(Exercise task) In full and without alteration, give the listing again.

━━━━━━━━━━━━━━━━

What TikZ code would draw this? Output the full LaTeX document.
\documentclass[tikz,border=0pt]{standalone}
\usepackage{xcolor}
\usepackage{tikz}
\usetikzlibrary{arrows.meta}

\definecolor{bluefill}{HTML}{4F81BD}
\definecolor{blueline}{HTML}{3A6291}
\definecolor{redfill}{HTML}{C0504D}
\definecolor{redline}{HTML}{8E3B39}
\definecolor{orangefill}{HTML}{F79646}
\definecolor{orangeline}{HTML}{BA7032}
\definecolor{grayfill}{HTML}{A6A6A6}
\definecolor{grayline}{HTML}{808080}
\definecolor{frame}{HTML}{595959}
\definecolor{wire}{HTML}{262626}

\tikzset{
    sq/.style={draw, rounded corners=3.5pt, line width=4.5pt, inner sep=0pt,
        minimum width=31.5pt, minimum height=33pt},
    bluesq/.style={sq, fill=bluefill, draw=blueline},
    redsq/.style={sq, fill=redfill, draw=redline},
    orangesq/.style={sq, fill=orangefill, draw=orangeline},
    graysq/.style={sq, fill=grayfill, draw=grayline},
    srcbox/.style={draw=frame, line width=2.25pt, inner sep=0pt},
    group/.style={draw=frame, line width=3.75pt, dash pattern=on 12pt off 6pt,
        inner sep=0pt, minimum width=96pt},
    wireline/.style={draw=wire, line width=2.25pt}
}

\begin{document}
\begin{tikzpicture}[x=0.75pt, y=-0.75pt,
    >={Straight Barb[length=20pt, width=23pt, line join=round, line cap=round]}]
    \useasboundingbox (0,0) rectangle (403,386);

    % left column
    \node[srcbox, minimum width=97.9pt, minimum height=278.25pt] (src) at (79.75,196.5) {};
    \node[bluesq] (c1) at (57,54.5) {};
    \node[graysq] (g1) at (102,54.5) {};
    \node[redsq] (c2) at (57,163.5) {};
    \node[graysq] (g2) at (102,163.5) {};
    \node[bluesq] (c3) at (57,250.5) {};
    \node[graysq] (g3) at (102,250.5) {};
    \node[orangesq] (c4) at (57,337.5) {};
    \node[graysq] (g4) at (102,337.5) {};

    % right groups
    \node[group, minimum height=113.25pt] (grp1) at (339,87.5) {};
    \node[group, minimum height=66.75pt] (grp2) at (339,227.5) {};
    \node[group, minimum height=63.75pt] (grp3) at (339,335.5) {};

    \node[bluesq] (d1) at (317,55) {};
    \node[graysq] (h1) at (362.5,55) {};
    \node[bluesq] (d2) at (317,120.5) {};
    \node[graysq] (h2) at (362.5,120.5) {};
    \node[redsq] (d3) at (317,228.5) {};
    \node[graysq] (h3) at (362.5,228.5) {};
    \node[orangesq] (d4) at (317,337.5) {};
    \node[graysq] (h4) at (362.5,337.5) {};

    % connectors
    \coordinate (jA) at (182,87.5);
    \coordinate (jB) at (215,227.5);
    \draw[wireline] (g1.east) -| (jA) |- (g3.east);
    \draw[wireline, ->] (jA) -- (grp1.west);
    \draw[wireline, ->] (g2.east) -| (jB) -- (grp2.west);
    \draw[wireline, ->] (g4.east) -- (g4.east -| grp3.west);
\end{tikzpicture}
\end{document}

━━━━━━━━━━━━━━━━

(Output below)
What TikZ code would draw this? Output the full LaTeX document.
\documentclass[tikz,border=0pt]{standalone}
\usepackage{xcolor}
\usepackage{tikz}
\usetikzlibrary{arrows.meta}

\definecolor{bluefill}{HTML}{4F81BD}
\definecolor{blueline}{HTML}{3A6291}
\definecolor{redfill}{HTML}{C0504D}
\definecolor{redline}{HTML}{8E3B39}
\definecolor{orangefill}{HTML}{F79646}
\definecolor{orangeline}{HTML}{BA7032}
\definecolor{grayfill}{HTML}{A6A6A6}
\definecolor{grayline}{HTML}{808080}
\definecolor{frame}{HTML}{595959}
\definecolor{wire}{HTML}{262626}

\tikzset{
    sq/.style={draw, rounded corners=3.5pt, line width=4.5pt, inner sep=0pt,
        minimum width=31.5pt, minimum height=33pt},
    bluesq/.style={sq, fill=bluefill, draw=blueline},
    redsq/.style={sq, fill=redfill, draw=redline},
    orangesq/.style={sq, fill=orangefill, draw=orangeline},
    graysq/.style={sq, fill=grayfill, draw=grayline},
    srcbox/.style={draw=frame, line width=2.25pt, inner sep=0pt},
    group/.style={draw=frame, line width=3.75pt, dash pattern=on 12pt off 6pt,
        inner sep=0pt, minimum width=96pt},
    wireline/.style={draw=wire, line width=2.25pt}
}

\begin{document}
\begin{tikzpicture}[x=0.75pt, y=-0.75pt,
    >={Straight Barb[length=20pt, width=23pt, line join=round, line cap=round]}]
    \useasboundingbox (0,0) rectangle (403,386);

    % left column
    \node[srcbox, minimum width=97.9pt, minimum height=278.25pt] (src) at (79.75,196.5) {};
    \node[bluesq] (c1) at (57,54.5) {};
    \node[graysq] (g1) at (102,54.5) {};
    \node[redsq] (c2) at (57,163.5) {};
    \node[graysq] (g2) at (102,163.5) {};
    \node[bluesq] (c3) at (57,250.5) {};
    \node[graysq] (g3) at (102,250.5) {};
    \node[orangesq] (c4) at (57,337.5) {};
    \node[graysq] (g4) at (102,337.5) {};

    % right groups
    \node[group, minimum height=113.25pt] (grp1) at (339,87.5) {};
    \node[group, minimum height=66.75pt] (grp2) at (339,227.5) {};
    \node[group, minimum height=63.75pt] (grp3) at (339,335.5) {};

    \node[bluesq] (d1) at (317,55) {};
    \node[graysq] (h1) at (362.5,55) {};
    \node[bluesq] (d2) at (317,120.5) {};
    \node[graysq] (h2) at (362.5,120.5) {};
    \node[redsq] (d3) at (317,228.5) {};
    \node[graysq] (h3) at (362.5,228.5) {};
    \node[orangesq] (d4) at (317,337.5) {};
    \node[graysq] (h4) at (362.5,337.5) {};

    % connectors
    \coordinate (jA) at (182,87.5);
    \coordinate (jB) at (215,227.5);
    \draw[wireline] (g1.east) -| (jA) |- (g3.east);
    \draw[wireline, ->] (jA) -- (grp1.west);
    \draw[wireline, ->] (g2.east) -| (jB) -- (grp2.west);
    \draw[wireline, ->] (g4.east) -- (g4.east -| grp3.west);
\end{tikzpicture}
\end{document}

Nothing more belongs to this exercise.